Carr pushes barrow for Burmese regime while repression continues
Foreign Minister Bob Carr's enthusiasm for making Burma ‘open for business' will undermine the movement for further reform, the Australian Greens warned today.
Greens spokesperson for Burma Senator Scott Ludlam said "Minister Carr's lobbying of European politicians to permanently lift sanctions on Burma is hazardous in its haste".
"The European Union suspended, rather than abolished, sanctions on Burma because there is still much work to be done on human rights and political freedom in the country.

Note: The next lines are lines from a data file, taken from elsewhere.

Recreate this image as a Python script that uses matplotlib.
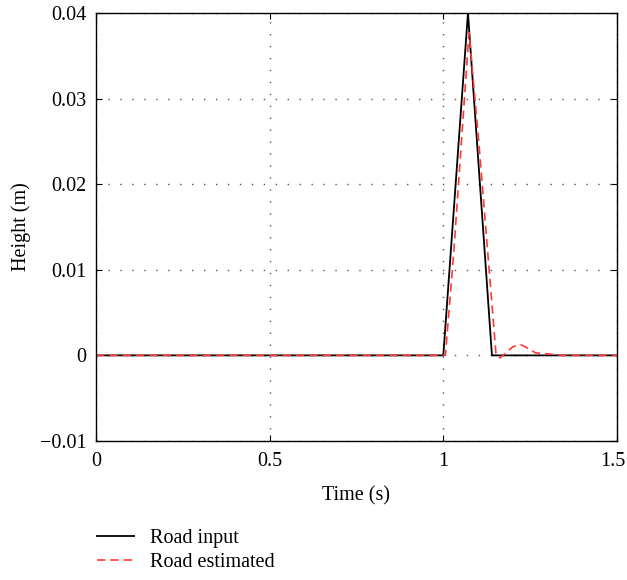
import matplotlib
matplotlib.use("Agg")
import matplotlib.pyplot as plt
import matplotlib.transforms as mtransforms

# road input (triangular bump)
t_input = [0.0, 1.0, 1.071, 1.14, 1.5]
h_input = [0.0, 0.0, 0.040, 0.0, 0.0]

# estimated road profile
t_est = [0.0, 1.0, 1.006, 1.03, 1.074, 1.10, 1.152, 1.163, 1.18, 1.20, 1.221,
         1.245, 1.265, 1.293, 1.32, 1.34, 1.5]
h_est = [0.0, 0.0, 0.0, 0.012, 0.0377, 0.026, 0.0, -0.0003, 0.0003, 0.0010, 0.0013,
         0.0008, 0.0003, 0.0002, 0.0001, 0.0, 0.0]

xticks = [0, 0.5, 1, 1.5]
xtick_labels = ["0", "0.5", "1", "1.5"]
yticks = [-0.01, 0, 0.01, 0.02, 0.03, 0.04]
ytick_labels = ["\u22120.01", "0", "0.01", "0.02", "0.03", "0.04"]

plt.rcParams["font.family"] = ["Liberation Serif", "DejaVu Serif"]
plt.rcParams["font.size"] = 14.5

fig = plt.figure(figsize=(6.27, 5.8), dpi=100)
ax = fig.add_axes([0.1531, 0.2397, 0.8309, 0.7379])

(l1,) = ax.plot(t_input, h_input, color="black", lw=1.3, label="Road input")
(l2,) = ax.plot(t_est, h_est, color="#ff3838", lw=1.2, ls=(0, (5, 3)),
                label="Road estimated")

ax.set_xlim(0, 1.5)
ax.set_ylim(-0.01, 0.04)
ax.set_xticks(xticks)
ax.set_xticklabels(xtick_labels)
ax.set_yticks(yticks)
ax.set_yticklabels(ytick_labels)
ax.tick_params(direction="in", top=True, right=True, length=4)
ax.tick_params(axis="x", pad=8)
ax.tick_params(axis="y", pad=7)
ax.grid(True, color="#555555", ls=(0, (1, 7.6)), lw=1.0)
ax.set_axisbelow(True)
for s in ax.spines.values():
    s.set_linewidth(1.0)

# keep the last x label inside the figure edge
last = ax.get_xticklabels()[-1]
last.set_transform(last.get_transform() +
                   mtransforms.ScaledTranslation(-4 / 100, 0, fig.dpi_scale_trans))

ax.set_xlabel("Time (s)", labelpad=11)
ax.set_ylabel("Height (m)", labelpad=6)

fig.legend(handles=[l1, l2], loc="upper left", bbox_to_anchor=(0.155, 0.088),
           frameon=False, handlelength=1.85, handletextpad=0.75, labelspacing=0.25,
           borderaxespad=0, borderpad=0)

fig.savefig("out.png", dpi=100)
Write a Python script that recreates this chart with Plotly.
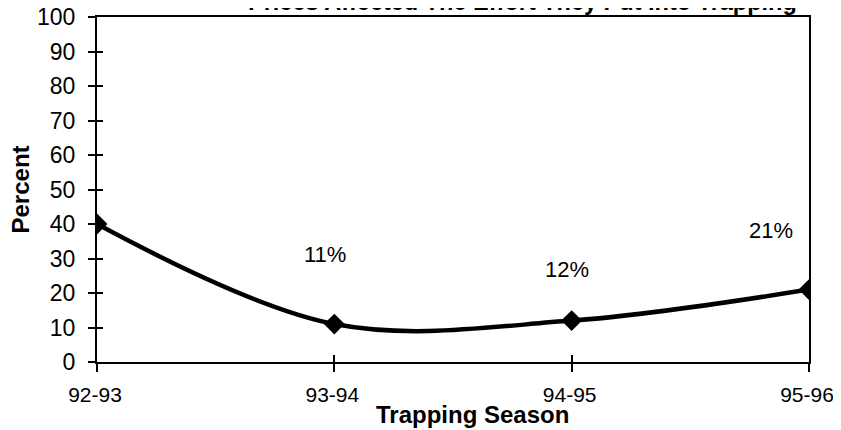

"The by-elections that brought Aung San Suu Kyi and other National League for Democracy members into parliament elected just 45 of the 664 seats in Burma's parliament. One quarter of the seats are automatically held by the military, the rest of the legislature is dominated by pro-junta candidates elected in the notoriously defective general poll of 2010.
"In November 2012 alone tens of thousands of Rohingya people were driven from their homes by violence in the state of Rakhine. The Burmese regime treats the Rohingya as illegal immigrants and subjects them to severe repression. The UN Special Rapporteur for Human Rights in Burma said late last year that the Rohingya face ‘endemic discrimination'.
"Throughout December and January the Burmese military used artillery, fighter jets and helicopter gunships against the Kachin Independence Organisation and the 60,000 Kachin civilians taking refuge under the protection of the KIO. Kachin spokespeople have asserted that Burmese forces deliberately block aid efforts from reaching internally displaced Kachin civilians.
"Burma's next general election is due in 2015. Until then the military will continue to dominate the country. Unless the persecution of ethnic minorities ceases, and until there is a free and fair general election in Burma, the indecent rush to squeeze profit out of the country will serve to actively encourage repression and the abuse of power."